Because building reliability, shoring up the used values and lengthening the guarantee are absolutely critical to keeping down the ownership cost, bolstering confidence and keeping buyers coming back. Novelties for Alfa. Those same techniques will be ported over to the Giulia and Stelvio by the way.
Of course the Tonale misses nothing in driver-assist, as any decent 2022 car must. It's also fully connected, and runs a total of 22.5 inches of dash screen. The driver's section, shaded by twin portholes, can be set to look like a traditional set of 1970s Alfa gauges. And why not?

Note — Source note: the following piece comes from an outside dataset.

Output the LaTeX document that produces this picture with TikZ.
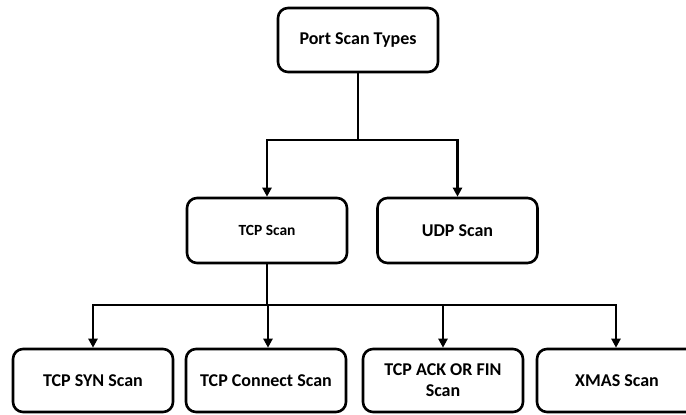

On the outside, there are references to some of the great Alfas of old, including the SZ Mostro's triple headlights, now with matrix LEDs, the trilobe grilles, a rear glazing line that just about recalls the 8C Competizione. And 'telephone-dial' wheels. Young people, you'll just have to go look up telephone dials.
A nice car then, part of a nice Alfa plan. Even so it would be neglectful not to press the boss about previous nice plans that went wrong. The low-sales problem right now isn't the fault of cars. They're good. What is the mysterious block to sales? "For me it's clearly identified. Go back to the 1970s, our fathers' and grandfathers' cars. They said 'I love Alfa but I have to buy two to make one'. This is the question. We weren't stable. You need 30 years to build a brand, six months to kill it. So Alfa must be stable and consistent. I will launch a car each and every year. I will convince customers you can rely on Alfa Romeo."
But this century his predecessors have promised several times that Alfa Romeo would sell three or four times more, and each time it promptly instead shrunk. "That's what I'm telling you. Don't commit on something you cannot deliver. Ever. You will see the added value of Tonale, and I will add brick after brick and we will see the result over the next three years. " He reminds me of his most recent job: he turned around Peugeot when he was boss there. The tools were quality, keeping prices firm and building margin per car. Weren't those things in place when the Stelvio and Giulia launched? "The intention was there. But conception is 10 per cent of the job, execution is 90 per cent of the job." I guess you just have to trust the guy.